* START *

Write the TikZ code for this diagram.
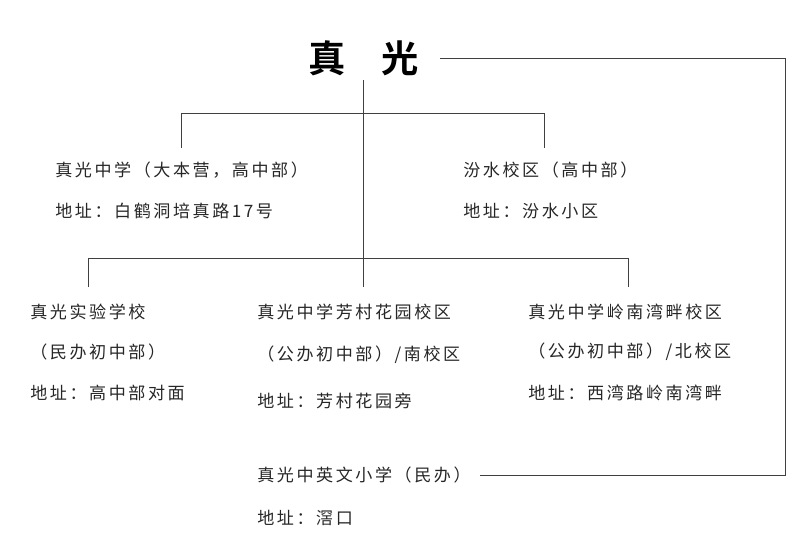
\documentclass[tikz,border=0pt]{standalone}
\usepackage{fontspec}
\setmainfont{Noto Sans CJK SC}[LetterSpace=15]
\newfontfamily\titlefont{Noto Sans CJK SC}[BoldFont=* Bold]
\begin{document}
\begin{tikzpicture}[x=0.75pt,y=-0.75pt,
  lbl/.style={anchor=west,inner sep=0pt,font=\fontsize{12.8}{14}\selectfont,text=black!85},
  ln/.style={draw=black!75,line width=0.7pt}]
\useasboundingbox (0,0) rectangle (805,552);
\node[inner sep=0pt,font=\titlefont\bfseries\fontsize{28}{30}\selectfont] (t) at (364,58) {真\hspace{0.95em}光};
\node[lbl] (a1) at (55,170) {真光中学（大本营，高中部）};
\node[lbl] (a2) at (55,211) {地址：白鹤洞培真路17号};
\node[lbl] (b1) at (463,170) {汾水校区（高中部）};
\node[lbl] (b2) at (463,211) {地址：汾水小区};
\node[lbl] (c1) at (30,312) {真光实验学校};
\node[lbl] (c2) at (30,352) {（民办初中部）};
\node[lbl] (c3) at (30,393) {地址：高中部对面};
\node[lbl] (d1) at (257,312) {真光中学芳村花园校区};
\node[lbl] (d2) at (257,355) {（公办初中部）/南校区};
\node[lbl] (d3) at (257,401) {地址：芳村花园旁};
\node[lbl] (e1) at (528,312) {真光中学岭南湾畔校区};
\node[lbl] (e2) at (528,352) {（公办初中部）/北校区};
\node[lbl] (e3) at (528,393) {地址：西湾路岭南湾畔};
\node[lbl] (f1) at (257,475) {真光中英文小学（民办）};
\node[lbl] (f2) at (257,518) {地址：滘口};
\coordinate (top) at (363,80);
\coordinate (mid) at (363,287);
\draw[ln] (top) -- (mid);
\draw[ln] (181,148) -- (181,113) -- (544,113) -- (544,148);
\draw[ln] (88,287) -- (88,258) -- (628,258) -- (628,287);
\draw[ln] (440,58) -- (785,58) -- (785,475) -- (480,475);
\end{tikzpicture}
\end{document}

* END *

> What to work on
Repeat the material above verbatim, with no pictures in the output.

> Solution for this exercise
Write the TikZ code for this diagram.
\documentclass[tikz,border=0pt]{standalone}
\usepackage{fontspec}
\setmainfont{Noto Sans CJK SC}[LetterSpace=15]
\newfontfamily\titlefont{Noto Sans CJK SC}[BoldFont=* Bold]
\begin{document}
\begin{tikzpicture}[x=0.75pt,y=-0.75pt,
  lbl/.style={anchor=west,inner sep=0pt,font=\fontsize{12.8}{14}\selectfont,text=black!85},
  ln/.style={draw=black!75,line width=0.7pt}]
\useasboundingbox (0,0) rectangle (805,552);
\node[inner sep=0pt,font=\titlefont\bfseries\fontsize{28}{30}\selectfont] (t) at (364,58) {真\hspace{0.95em}光};
\node[lbl] (a1) at (55,170) {真光中学（大本营，高中部）};
\node[lbl] (a2) at (55,211) {地址：白鹤洞培真路17号};
\node[lbl] (b1) at (463,170) {汾水校区（高中部）};
\node[lbl] (b2) at (463,211) {地址：汾水小区};
\node[lbl] (c1) at (30,312) {真光实验学校};
\node[lbl] (c2) at (30,352) {（民办初中部）};
\node[lbl] (c3) at (30,393) {地址：高中部对面};
\node[lbl] (d1) at (257,312) {真光中学芳村花园校区};
\node[lbl] (d2) at (257,355) {（公办初中部）/南校区};
\node[lbl] (d3) at (257,401) {地址：芳村花园旁};
\node[lbl] (e1) at (528,312) {真光中学岭南湾畔校区};
\node[lbl] (e2) at (528,352) {（公办初中部）/北校区};
\node[lbl] (e3) at (528,393) {地址：西湾路岭南湾畔};
\node[lbl] (f1) at (257,475) {真光中英文小学（民办）};
\node[lbl] (f2) at (257,518) {地址：滘口};
\coordinate (top) at (363,80);
\coordinate (mid) at (363,287);
\draw[ln] (top) -- (mid);
\draw[ln] (181,148) -- (181,113) -- (544,113) -- (544,148);
\draw[ln] (88,287) -- (88,258) -- (628,258) -- (628,287);
\draw[ln] (440,58) -- (785,58) -- (785,475) -- (480,475);
\end{tikzpicture}
\end{document}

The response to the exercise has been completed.